◆ **DIRECTIONS FOR THIS TASK**
Repeat the material below word for word and leave out all pictures.

........

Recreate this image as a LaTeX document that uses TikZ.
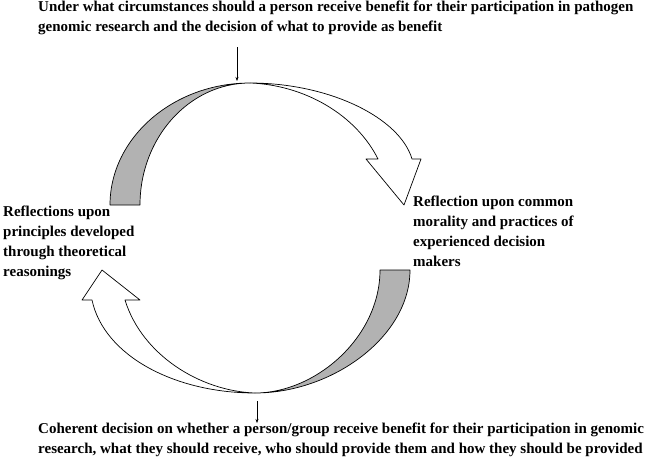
\documentclass[tikz,border=0pt]{standalone}
\usepackage{fontspec}
\setmainfont{Liberation Serif}
\usetikzlibrary{arrows.meta}
\begin{document}
\begin{tikzpicture}[x=1pt,y=-1pt,
  lbl/.style={font=\bfseries\fontsize{15}{20}\selectfont,align=left,inner sep=0pt},
  shp/.style={draw=black,line width=0.7pt,line join=round},
  pt/.style={-{Stealth[length=4pt,width=3pt]},line width=0.5pt}]
\useasboundingbox (0,0) rectangle (669,461);
% upper gray crescent
\draw[shp,fill=gray!60] (110,205) .. controls (110,138) and (173,83) .. (250,83)
   .. controls (189,83) and (140,138) .. (140,205) -- cycle;
% upper white arrow
\draw[shp,fill=white] (250,83) .. controls (330,83) and (400,118) .. (412,159)
   -- (421,159) -- (404,205) -- (366,159) -- (378,159)
   .. controls (356,115) and (305,85) .. (250,83);
% lower gray crescent
\draw[shp,fill=gray!60] (410,270) .. controls (410,337) and (332,393) .. (255,393)
   .. controls (316,393) and (380,337) .. (380,270) -- cycle;
% lower white arrow
\draw[shp,fill=white] (255,393) .. controls (175,393) and (104,356) .. (92,300)
   -- (82,300) -- (102,270) -- (140,300) -- (125,300)
   .. controls (142,355) and (200,391) .. (255,393);
% texts
\node[lbl,anchor=north west] (top) at (38,1) {Under what circumstances should a person receive benefit for their participation in pathogen\\genomic research and the decision of what to provide as benefit};
\node[lbl,anchor=north west] (left) at (3,206) {Reflections upon\\principles developed\\through theoretical\\reasonings};
\node[lbl,anchor=north west] (right) at (413,196) {Reflection upon common\\morality and practices of\\experienced decision\\makers};
\node[lbl,anchor=north west] (bot) at (38,423) {Coherent decision on whether a person/group receive benefit for their participation in genomic\\research, what they should receive, who should provide them and how they should be provided};
\coordinate (a1) at (237,47);
\coordinate (a2) at (237,81);
\coordinate (b1) at (257,401);
\coordinate (b2) at (257,423);
\draw[pt] (a1) -- (a2);
\draw[pt] (b1) -- (b2);
\end{tikzpicture}
\end{document}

........

◆ **TASK RESULT**
Recreate this image as a LaTeX document that uses TikZ.
\documentclass[tikz,border=0pt]{standalone}
\usepackage{fontspec}
\setmainfont{Liberation Serif}
\usetikzlibrary{arrows.meta}
\begin{document}
\begin{tikzpicture}[x=1pt,y=-1pt,
  lbl/.style={font=\bfseries\fontsize{15}{20}\selectfont,align=left,inner sep=0pt},
  shp/.style={draw=black,line width=0.7pt,line join=round},
  pt/.style={-{Stealth[length=4pt,width=3pt]},line width=0.5pt}]
\useasboundingbox (0,0) rectangle (669,461);
% upper gray crescent
\draw[shp,fill=gray!60] (110,205) .. controls (110,138) and (173,83) .. (250,83)
   .. controls (189,83) and (140,138) .. (140,205) -- cycle;
% upper white arrow
\draw[shp,fill=white] (250,83) .. controls (330,83) and (400,118) .. (412,159)
   -- (421,159) -- (404,205) -- (366,159) -- (378,159)
   .. controls (356,115) and (305,85) .. (250,83);
% lower gray crescent
\draw[shp,fill=gray!60] (410,270) .. controls (410,337) and (332,393) .. (255,393)
   .. controls (316,393) and (380,337) .. (380,270) -- cycle;
% lower white arrow
\draw[shp,fill=white] (255,393) .. controls (175,393) and (104,356) .. (92,300)
   -- (82,300) -- (102,270) -- (140,300) -- (125,300)
   .. controls (142,355) and (200,391) .. (255,393);
% texts
\node[lbl,anchor=north west] (top) at (38,1) {Under what circumstances should a person receive benefit for their participation in pathogen\\genomic research and the decision of what to provide as benefit};
\node[lbl,anchor=north west] (left) at (3,206) {Reflections upon\\principles developed\\through theoretical\\reasonings};
\node[lbl,anchor=north west] (right) at (413,196) {Reflection upon common\\morality and practices of\\experienced decision\\makers};
\node[lbl,anchor=north west] (bot) at (38,423) {Coherent decision on whether a person/group receive benefit for their participation in genomic\\research, what they should receive, who should provide them and how they should be provided};
\coordinate (a1) at (237,47);
\coordinate (a2) at (237,81);
\coordinate (b1) at (257,401);
\coordinate (b2) at (257,423);
\draw[pt] (a1) -- (a2);
\draw[pt] (b1) -- (b2);
\end{tikzpicture}
\end{document}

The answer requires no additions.